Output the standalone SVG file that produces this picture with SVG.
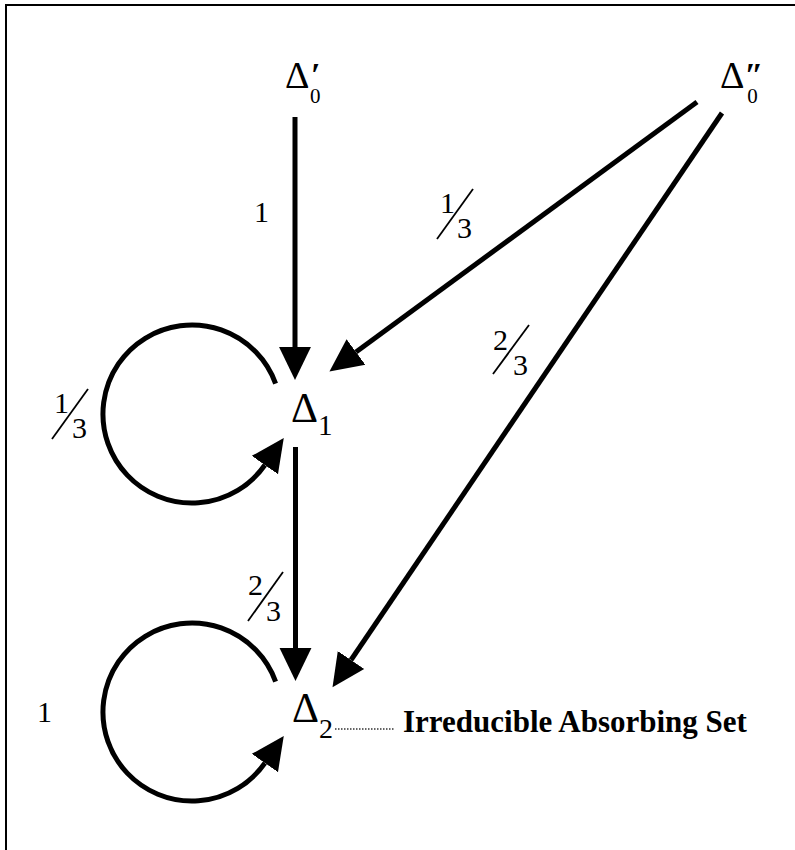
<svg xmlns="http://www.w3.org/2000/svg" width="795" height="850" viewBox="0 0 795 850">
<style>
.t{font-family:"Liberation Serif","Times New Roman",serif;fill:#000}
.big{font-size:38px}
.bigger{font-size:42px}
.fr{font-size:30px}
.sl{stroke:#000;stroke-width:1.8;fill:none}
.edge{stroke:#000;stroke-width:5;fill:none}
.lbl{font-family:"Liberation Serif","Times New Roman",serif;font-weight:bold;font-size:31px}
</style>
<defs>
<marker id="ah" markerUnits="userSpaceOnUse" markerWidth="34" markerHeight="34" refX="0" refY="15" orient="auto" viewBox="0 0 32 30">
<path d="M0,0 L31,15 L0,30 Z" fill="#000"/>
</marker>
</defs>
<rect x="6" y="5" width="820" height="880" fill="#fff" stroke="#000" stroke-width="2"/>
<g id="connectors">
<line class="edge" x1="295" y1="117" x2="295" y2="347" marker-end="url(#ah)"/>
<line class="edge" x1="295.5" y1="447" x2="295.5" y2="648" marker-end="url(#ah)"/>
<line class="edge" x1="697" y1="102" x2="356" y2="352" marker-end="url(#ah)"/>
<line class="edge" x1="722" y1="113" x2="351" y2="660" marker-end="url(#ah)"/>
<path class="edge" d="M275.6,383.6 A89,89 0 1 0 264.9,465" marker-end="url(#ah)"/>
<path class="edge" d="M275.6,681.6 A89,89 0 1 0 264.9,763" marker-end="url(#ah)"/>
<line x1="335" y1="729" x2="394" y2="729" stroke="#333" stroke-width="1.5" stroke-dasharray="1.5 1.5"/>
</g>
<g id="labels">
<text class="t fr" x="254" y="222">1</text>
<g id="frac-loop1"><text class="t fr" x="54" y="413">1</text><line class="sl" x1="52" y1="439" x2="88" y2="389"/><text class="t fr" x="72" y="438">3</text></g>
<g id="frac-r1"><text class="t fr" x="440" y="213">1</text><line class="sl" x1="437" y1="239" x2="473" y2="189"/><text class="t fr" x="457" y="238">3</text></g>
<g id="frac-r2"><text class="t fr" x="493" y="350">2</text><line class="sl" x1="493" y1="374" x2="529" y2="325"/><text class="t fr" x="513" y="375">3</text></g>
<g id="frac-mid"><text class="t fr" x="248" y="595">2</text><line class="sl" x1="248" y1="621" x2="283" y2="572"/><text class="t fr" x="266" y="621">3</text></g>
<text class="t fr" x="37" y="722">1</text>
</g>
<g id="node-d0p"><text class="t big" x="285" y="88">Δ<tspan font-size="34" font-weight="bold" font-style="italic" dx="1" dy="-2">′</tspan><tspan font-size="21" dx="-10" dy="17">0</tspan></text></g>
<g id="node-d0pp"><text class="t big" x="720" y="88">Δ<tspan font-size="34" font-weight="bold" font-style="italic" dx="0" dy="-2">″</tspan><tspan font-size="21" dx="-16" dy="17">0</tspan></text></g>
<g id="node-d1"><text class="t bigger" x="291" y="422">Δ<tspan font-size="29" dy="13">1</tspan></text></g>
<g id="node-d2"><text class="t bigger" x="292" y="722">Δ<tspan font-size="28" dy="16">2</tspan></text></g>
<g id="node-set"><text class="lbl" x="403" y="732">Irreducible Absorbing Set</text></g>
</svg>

= = = = = = =

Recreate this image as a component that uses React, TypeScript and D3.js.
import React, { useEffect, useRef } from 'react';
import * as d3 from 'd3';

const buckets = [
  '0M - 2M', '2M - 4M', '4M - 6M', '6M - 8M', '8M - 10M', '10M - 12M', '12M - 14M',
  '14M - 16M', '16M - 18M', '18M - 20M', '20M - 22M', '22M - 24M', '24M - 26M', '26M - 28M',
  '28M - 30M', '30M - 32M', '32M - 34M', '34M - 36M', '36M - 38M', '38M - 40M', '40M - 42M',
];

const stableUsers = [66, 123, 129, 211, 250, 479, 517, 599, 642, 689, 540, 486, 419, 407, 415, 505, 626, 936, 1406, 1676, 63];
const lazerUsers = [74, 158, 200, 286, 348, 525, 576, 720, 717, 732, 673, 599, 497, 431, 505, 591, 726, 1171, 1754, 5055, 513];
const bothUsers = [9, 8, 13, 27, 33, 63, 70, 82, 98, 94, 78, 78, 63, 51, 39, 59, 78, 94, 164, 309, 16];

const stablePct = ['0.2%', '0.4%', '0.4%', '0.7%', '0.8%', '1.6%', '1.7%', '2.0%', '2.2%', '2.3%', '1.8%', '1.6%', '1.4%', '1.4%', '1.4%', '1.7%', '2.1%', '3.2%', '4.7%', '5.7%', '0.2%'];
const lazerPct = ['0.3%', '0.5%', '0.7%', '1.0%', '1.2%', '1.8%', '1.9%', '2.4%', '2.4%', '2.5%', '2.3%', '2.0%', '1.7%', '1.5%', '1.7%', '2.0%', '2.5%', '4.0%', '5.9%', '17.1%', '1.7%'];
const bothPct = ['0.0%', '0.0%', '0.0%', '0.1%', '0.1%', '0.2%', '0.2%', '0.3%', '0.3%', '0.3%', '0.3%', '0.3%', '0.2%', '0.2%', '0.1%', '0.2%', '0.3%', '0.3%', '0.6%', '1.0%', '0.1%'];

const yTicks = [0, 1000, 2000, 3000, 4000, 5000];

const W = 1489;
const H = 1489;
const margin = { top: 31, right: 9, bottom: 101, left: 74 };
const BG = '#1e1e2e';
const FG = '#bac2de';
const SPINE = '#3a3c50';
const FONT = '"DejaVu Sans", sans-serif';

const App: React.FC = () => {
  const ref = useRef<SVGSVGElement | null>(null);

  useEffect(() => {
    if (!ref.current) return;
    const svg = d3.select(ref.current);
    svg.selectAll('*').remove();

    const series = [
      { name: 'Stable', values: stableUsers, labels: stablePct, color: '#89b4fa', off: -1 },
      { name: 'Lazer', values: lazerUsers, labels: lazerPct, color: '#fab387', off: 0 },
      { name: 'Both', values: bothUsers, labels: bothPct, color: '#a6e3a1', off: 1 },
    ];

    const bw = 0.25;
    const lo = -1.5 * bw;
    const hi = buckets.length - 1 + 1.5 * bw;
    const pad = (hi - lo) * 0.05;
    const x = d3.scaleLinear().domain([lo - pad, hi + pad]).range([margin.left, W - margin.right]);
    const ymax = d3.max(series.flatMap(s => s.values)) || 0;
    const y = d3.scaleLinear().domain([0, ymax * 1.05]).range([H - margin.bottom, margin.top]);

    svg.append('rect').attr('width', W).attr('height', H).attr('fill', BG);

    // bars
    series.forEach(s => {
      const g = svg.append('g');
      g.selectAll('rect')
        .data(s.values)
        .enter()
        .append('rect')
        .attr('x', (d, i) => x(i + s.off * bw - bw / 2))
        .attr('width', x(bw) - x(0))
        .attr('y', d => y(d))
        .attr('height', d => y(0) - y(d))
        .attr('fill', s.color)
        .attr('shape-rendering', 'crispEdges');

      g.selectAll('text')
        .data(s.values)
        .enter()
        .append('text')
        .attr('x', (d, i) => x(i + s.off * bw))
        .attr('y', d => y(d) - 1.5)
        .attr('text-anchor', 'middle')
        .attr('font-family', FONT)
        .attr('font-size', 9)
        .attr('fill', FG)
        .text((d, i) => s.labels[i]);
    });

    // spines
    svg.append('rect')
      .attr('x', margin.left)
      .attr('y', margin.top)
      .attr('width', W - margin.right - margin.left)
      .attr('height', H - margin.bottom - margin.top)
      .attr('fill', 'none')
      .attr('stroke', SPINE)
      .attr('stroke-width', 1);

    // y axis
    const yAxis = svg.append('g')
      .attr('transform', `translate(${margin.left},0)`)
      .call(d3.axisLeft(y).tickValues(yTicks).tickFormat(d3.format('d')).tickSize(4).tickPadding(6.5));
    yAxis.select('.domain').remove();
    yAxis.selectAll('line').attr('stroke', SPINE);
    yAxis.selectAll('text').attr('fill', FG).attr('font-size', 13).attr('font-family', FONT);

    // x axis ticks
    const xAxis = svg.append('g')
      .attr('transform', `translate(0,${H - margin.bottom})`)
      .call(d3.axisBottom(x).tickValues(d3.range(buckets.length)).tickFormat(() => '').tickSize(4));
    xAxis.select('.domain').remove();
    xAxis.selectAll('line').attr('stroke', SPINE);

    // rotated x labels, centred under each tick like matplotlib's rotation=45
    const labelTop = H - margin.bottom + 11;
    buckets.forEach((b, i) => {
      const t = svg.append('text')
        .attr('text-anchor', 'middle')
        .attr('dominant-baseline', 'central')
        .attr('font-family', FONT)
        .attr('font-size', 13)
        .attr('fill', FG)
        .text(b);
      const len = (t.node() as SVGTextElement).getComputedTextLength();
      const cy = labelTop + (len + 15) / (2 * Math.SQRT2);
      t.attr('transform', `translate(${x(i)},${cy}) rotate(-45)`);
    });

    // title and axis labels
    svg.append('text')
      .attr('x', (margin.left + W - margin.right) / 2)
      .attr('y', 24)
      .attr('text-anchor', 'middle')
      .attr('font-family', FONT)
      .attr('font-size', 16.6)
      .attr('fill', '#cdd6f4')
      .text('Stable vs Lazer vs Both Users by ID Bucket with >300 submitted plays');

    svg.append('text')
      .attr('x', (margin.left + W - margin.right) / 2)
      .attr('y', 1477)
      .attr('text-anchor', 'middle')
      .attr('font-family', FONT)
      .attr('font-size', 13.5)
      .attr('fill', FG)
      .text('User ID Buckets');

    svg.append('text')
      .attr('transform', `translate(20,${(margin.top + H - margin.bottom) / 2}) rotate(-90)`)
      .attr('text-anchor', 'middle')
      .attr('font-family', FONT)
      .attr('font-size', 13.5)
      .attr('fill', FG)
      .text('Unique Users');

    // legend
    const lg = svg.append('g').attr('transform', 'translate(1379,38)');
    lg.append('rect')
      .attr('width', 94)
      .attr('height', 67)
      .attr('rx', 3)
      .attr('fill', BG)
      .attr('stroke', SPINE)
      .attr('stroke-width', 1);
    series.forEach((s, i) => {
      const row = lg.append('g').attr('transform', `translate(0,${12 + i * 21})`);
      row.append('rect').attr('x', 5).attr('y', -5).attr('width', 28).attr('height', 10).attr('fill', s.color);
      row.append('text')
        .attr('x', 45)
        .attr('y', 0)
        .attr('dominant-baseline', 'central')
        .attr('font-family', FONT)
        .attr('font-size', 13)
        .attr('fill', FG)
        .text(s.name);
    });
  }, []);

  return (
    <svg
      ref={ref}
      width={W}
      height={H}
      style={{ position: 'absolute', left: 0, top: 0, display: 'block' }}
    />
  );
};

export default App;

= = = = = = =

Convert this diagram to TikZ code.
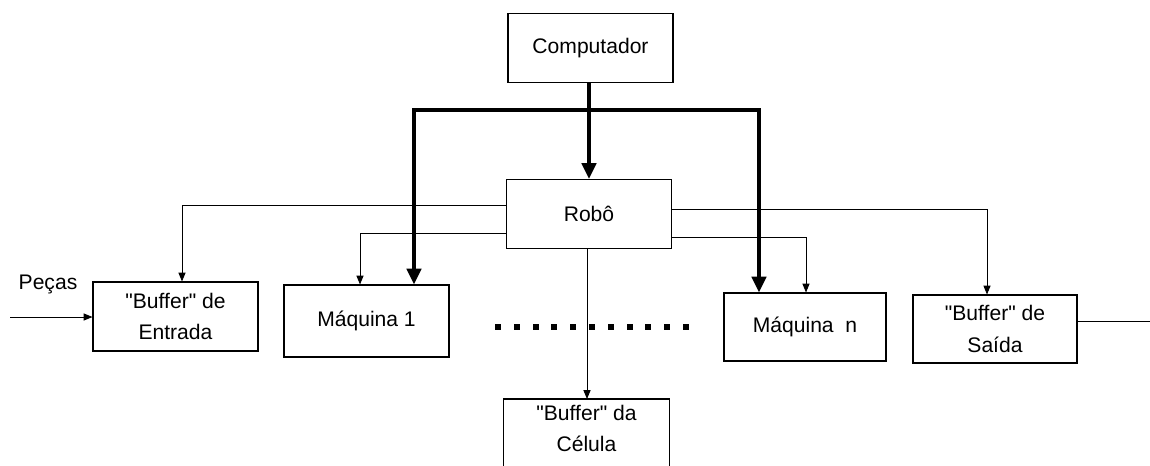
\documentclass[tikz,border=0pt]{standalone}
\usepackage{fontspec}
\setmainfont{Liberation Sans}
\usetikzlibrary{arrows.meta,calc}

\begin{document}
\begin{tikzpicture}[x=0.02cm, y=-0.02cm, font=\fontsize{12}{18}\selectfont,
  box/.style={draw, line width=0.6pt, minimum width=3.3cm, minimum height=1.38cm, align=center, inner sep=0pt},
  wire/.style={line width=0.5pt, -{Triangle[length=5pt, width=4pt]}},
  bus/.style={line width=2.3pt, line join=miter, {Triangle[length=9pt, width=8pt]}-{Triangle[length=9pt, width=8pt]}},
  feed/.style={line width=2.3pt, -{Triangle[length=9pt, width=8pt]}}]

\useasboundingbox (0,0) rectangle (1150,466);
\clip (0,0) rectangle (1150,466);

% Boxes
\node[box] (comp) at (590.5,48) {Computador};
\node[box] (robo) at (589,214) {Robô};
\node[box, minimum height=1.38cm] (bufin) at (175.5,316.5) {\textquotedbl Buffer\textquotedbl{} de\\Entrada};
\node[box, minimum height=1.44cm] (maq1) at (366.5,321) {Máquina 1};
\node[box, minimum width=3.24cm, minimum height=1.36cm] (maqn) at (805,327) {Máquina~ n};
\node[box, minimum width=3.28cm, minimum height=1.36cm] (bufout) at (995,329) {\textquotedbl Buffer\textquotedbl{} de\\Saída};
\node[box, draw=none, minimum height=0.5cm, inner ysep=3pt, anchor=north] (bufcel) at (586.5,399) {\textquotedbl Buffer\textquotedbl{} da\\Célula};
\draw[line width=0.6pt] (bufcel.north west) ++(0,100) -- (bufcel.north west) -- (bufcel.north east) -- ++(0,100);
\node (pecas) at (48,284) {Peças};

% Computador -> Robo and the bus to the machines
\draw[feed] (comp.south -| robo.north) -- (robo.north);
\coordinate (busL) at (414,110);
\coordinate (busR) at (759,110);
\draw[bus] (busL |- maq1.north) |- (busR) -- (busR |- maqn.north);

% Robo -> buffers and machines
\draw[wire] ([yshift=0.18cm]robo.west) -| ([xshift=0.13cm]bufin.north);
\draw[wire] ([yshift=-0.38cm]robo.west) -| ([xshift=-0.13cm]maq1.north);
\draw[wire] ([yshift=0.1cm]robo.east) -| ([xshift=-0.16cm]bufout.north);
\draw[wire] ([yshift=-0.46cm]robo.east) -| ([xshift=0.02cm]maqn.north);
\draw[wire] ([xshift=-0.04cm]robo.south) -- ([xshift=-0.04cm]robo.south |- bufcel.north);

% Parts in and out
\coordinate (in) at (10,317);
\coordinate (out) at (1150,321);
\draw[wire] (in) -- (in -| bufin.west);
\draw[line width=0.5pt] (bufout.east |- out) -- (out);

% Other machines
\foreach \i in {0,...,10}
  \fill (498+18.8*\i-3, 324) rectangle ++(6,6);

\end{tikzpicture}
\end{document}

= = = = = = =

GIVEN TASK:
Give again the lines from the one with "Recreate this image" to the one with "164, 309, 16];", both lines included, exactly and with no other line.

ANSWER BELOW:
Recreate this image as a component that uses React, TypeScript and D3.js.
import React, { useEffect, useRef } from 'react';
import * as d3 from 'd3';

const buckets = [
  '0M - 2M', '2M - 4M', '4M - 6M', '6M - 8M', '8M - 10M', '10M - 12M', '12M - 14M',
  '14M - 16M', '16M - 18M', '18M - 20M', '20M - 22M', '22M - 24M', '24M - 26M', '26M - 28M',
  '28M - 30M', '30M - 32M', '32M - 34M', '34M - 36M', '36M - 38M', '38M - 40M', '40M - 42M',
];

const stableUsers = [66, 123, 129, 211, 250, 479, 517, 599, 642, 689, 540, 486, 419, 407, 415, 505, 626, 936, 1406, 1676, 63];
const lazerUsers = [74, 158, 200, 286, 348, 525, 576, 720, 717, 732, 673, 599, 497, 431, 505, 591, 726, 1171, 1754, 5055, 513];
const bothUsers = [9, 8, 13, 27, 33, 63, 70, 82, 98, 94, 78, 78, 63, 51, 39, 59, 78, 94, 164, 309, 16];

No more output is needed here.